• **GIVEN DATA**
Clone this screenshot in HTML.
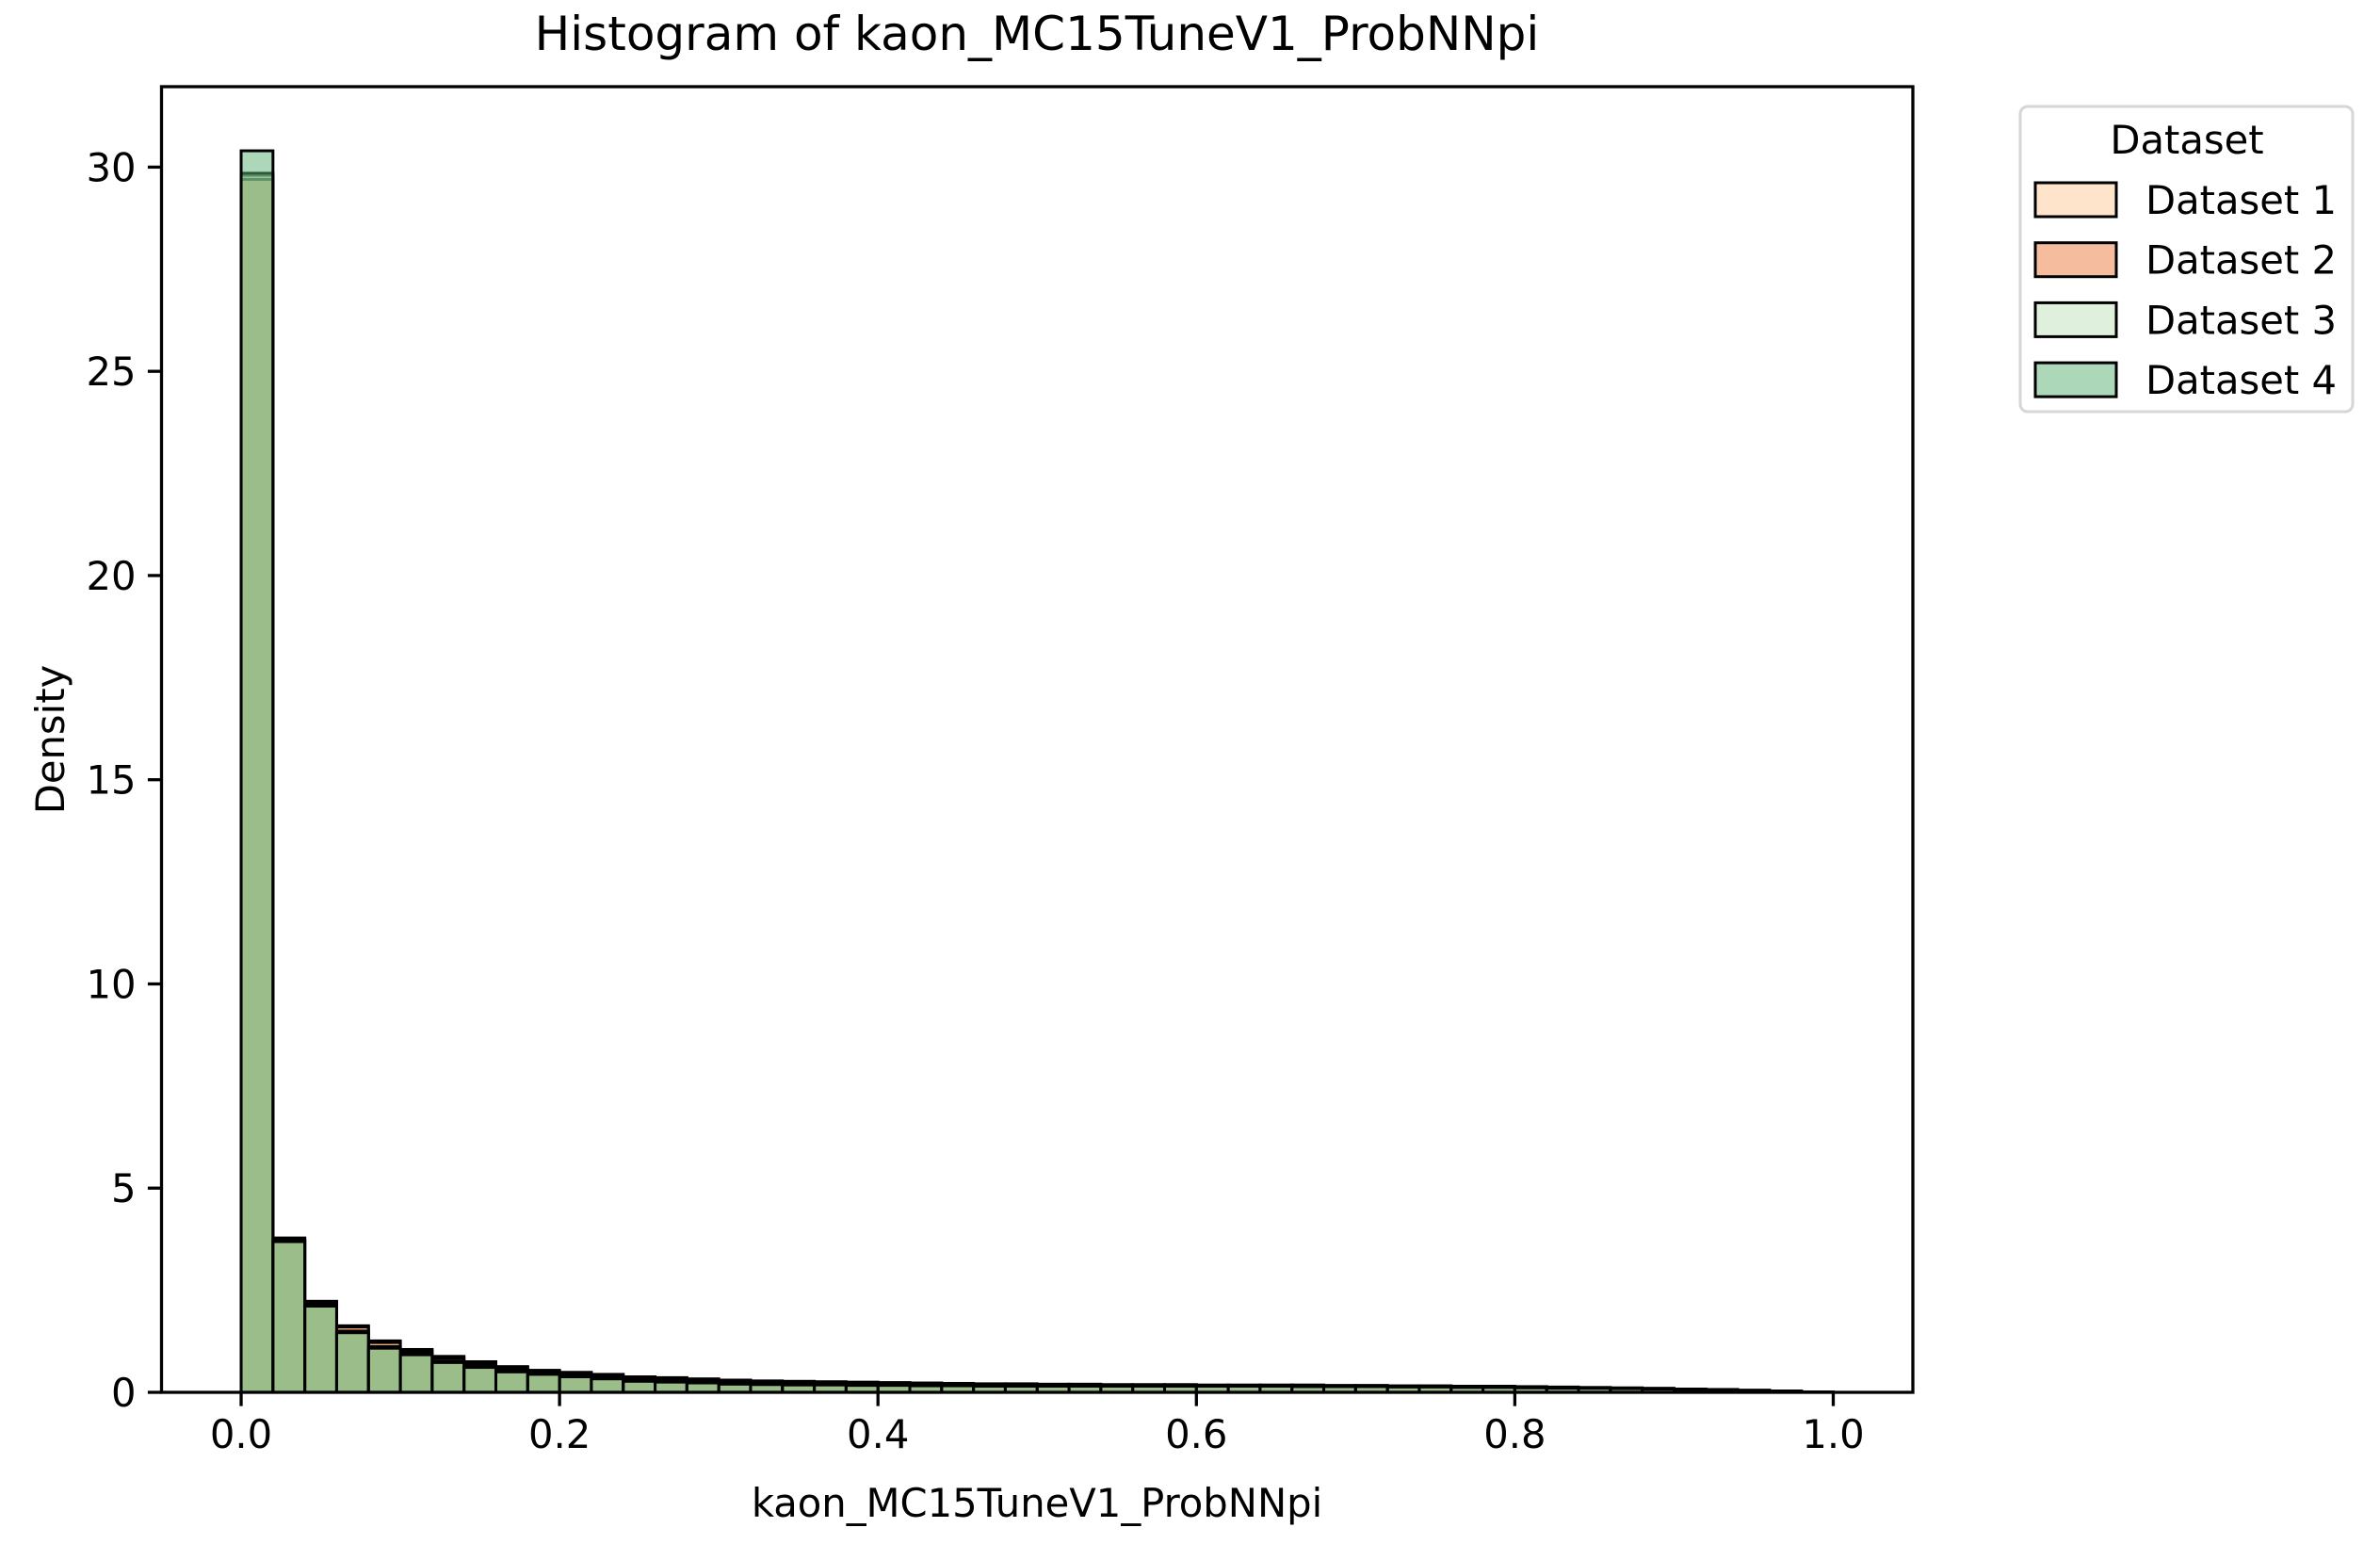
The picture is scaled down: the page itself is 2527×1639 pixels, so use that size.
<!DOCTYPE html>
<html><head><meta charset="utf-8"><style>
html,body{margin:0;padding:0;background:#fff;}
svg{display:block;font-family:"DejaVu Sans","Liberation Sans",sans-serif;}
</style></head><body>
<svg id="chart" width="2527" height="1639" viewBox="0 0 2527 1639" xmlns="http://www.w3.org/2000/svg">
<rect width="2527" height="1639" fill="#fff"/>
<text x="1101" y="53" font-size="50" text-anchor="middle">Histogram of kaon_MC15TuneV1_ProbNNpi</text>
<g id="bars"></g>
<g id="axes"></g>
<text x="1101" y="1610" font-size="41.7" text-anchor="middle">kaon_MC15TuneV1_ProbNNpi</text>
<text x="0" y="0" font-size="41.7" text-anchor="middle" transform="translate(68,785) rotate(-90)">Density</text>
<g>
<rect x="2145" y="113" width="353" height="324" rx="8" fill="#fff" fill-opacity="0.8" stroke="#d6d6d6" stroke-width="3"/>
<text x="2322" y="163" font-size="41.7" text-anchor="middle">Dataset</text>
<g id="legend-items"></g>
</g>
</svg>
<script>
const binEdgesStart = 0;
const binWidth = 0.02;
const seriesNames = ["Dataset 1","Dataset 2","Dataset 3","Dataset 4"];
const dataset1 = [29.8,3.78,2.23,1.63,1.26,1.05,0.88,0.75,0.63,0.54,0.49,0.44,0.38,0.36,0.33,0.30,0.28,0.27,0.26,0.25,0.24,0.23,0.22,0.21,0.21,0.20,0.20,0.19,0.19,0.19,0.18,0.18,0.18,0.18,0.17,0.17,0.16,0.16,0.15,0.15,0.14,0.13,0.12,0.11,0.10,0.08,0.07,0.05,0.03,0.01];
const dataset2 = [29.7,3.75,2.2,1.6,1.22,1.0,0.84,0.71,0.6,0.51,0.46,0.41,0.35,0.33,0.3,0.27,0.25,0.24,0.23,0.22,0.21,0.2,0.2,0.19,0.19,0.18,0.18,0.18,0.17,0.17,0.17,0.17,0.17,0.16,0.16,0.16,0.15,0.15,0.14,0.14,0.13,0.12,0.11,0.1,0.09,0.08,0.07,0.05,0.03,0.01];
const dataset3 = [29.85,3.72,2.15,1.5,1.12,0.95,0.77,0.65,0.54,0.47,0.41,0.36,0.3,0.28,0.26,0.23,0.21,0.2,0.2,0.19,0.18,0.18,0.17,0.17,0.16,0.16,0.16,0.16,0.16,0.16,0.16,0.16,0.16,0.15,0.15,0.15,0.14,0.14,0.13,0.13,0.12,0.11,0.1,0.1,0.09,0.07,0.06,0.05,0.03,0.01];
const dataset4 = [30.4,3.69,2.11,1.46,1.08,0.92,0.73,0.61,0.50,0.44,0.38,0.33,0.27,0.25,0.23,0.20,0.19,0.18,0.18,0.17,0.17,0.16,0.16,0.15,0.15,0.15,0.15,0.15,0.15,0.15,0.15,0.15,0.15,0.14,0.14,0.14,0.13,0.13,0.12,0.12,0.11,0.10,0.10,0.09,0.08,0.07,0.06,0.04,0.03,0.01];
const xTicks = [0,0.2,0.4,0.6,0.8,1.0];
const xTickLabels = ["0.0","0.2","0.4","0.6","0.8","1.0"];
const yTicks = [0,5,10,15,20,25,30];
const yTickLabels = ["0","5","10","15","20","25","30"];

const NS="http://www.w3.org/2000/svg";
const L=171.5,R=2031,T=92,B=1478;
const xMin=-0.05,xMax=1.05,yMin=0,yMax=31.97;
const xs=v=>L+(v-xMin)/(xMax-xMin)*(R-L);
const ys=v=>B-(v-yMin)/(yMax-yMin)*(B-T);
const colors=["#fbc997","#eb7b3b","#bfe1b9","#59b173"];
const legendColors=["#fde4cb","#f5bd9d","#dff0dc","#acd8b9"];
const allSeries=[dataset1,dataset2,dataset3,dataset4];
function mk(tag,attrs){const e=document.createElementNS(NS,tag);for(const k in attrs)e.setAttribute(k,attrs[k]);return e;}
const bars=document.getElementById('bars');
allSeries.forEach((s,si)=>{
  const g=mk('g',{});
  
  
  s.forEach((v,i)=>{
    const x0=xs(binEdgesStart+i*binWidth),x1=xs(binEdgesStart+(i+1)*binWidth);
    const r=mk('rect',{x:x0,y:ys(v),width:x1-x0,height:ys(0)-ys(v),fill:colors[si],'fill-opacity':0.5,stroke:'#000','stroke-width':3});
    
    
    g.appendChild(r);
  });
  bars.appendChild(g);
});
const axes=document.getElementById('axes');
const frame=mk('rect',{x:L,y:T,width:R-L,height:B-T,fill:'none',stroke:'#000','stroke-width':3.3});


axes.appendChild(frame);
xTicks.forEach((t,i)=>{
  const x=xs(t);
  const ln=mk('line',{x1:x,x2:x,y1:B,y2:B+14.6,stroke:'#000','stroke-width':3.3});
  
  
  axes.appendChild(ln);
  const tx=mk('text',{x:x,y:B+59,'font-size':41.7,'text-anchor':'middle'});
  
  
  tx.textContent=xTickLabels[i];
  axes.appendChild(tx);
});
yTicks.forEach((t,i)=>{
  const y=ys(t);
  const ln=mk('line',{x1:L-14.6,x2:L,y1:y,y2:y,stroke:'#000','stroke-width':3.3});
  
  
  axes.appendChild(ln);
  const tx=mk('text',{x:L-27,y:y+15,'font-size':41.7,'text-anchor':'end'});
  
  
  tx.textContent=yTickLabels[i];
  axes.appendChild(tx);
});
const li=document.getElementById('legend-items');
seriesNames.forEach((n,i)=>{
  const cy=212+i*63.7;
  const r=mk('rect',{x:2161,y:cy-18,width:86,height:36,fill:legendColors[i],stroke:'#000','stroke-width':3});
  
  
  li.appendChild(r);
  const t=mk('text',{x:2278,y:cy+15,'font-size':41.7});
  
  
  t.textContent=n;
  li.appendChild(t);
});
</script>
</body></html>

• **TASK PROMPT**
All lines above with "size" in them should be returned.

• **SOLVED EXERCISE**
The picture is scaled down: the page itself is 2527×1639 pixels, so use that size.
<text x="1101" y="53" font-size="50" text-anchor="middle">Histogram of kaon_MC15TuneV1_ProbNNpi</text>
<text x="1101" y="1610" font-size="41.7" text-anchor="middle">kaon_MC15TuneV1_ProbNNpi</text>
<text x="0" y="0" font-size="41.7" text-anchor="middle" transform="translate(68,785) rotate(-90)">Density</text>
<text x="2322" y="163" font-size="41.7" text-anchor="middle">Dataset</text>
  const tx=mk('text',{x:x,y:B+59,'font-size':41.7,'text-anchor':'middle'});
  const tx=mk('text',{x:L-27,y:y+15,'font-size':41.7,'text-anchor':'end'});
  const t=mk('text',{x:2278,y:cy+15,'font-size':41.7});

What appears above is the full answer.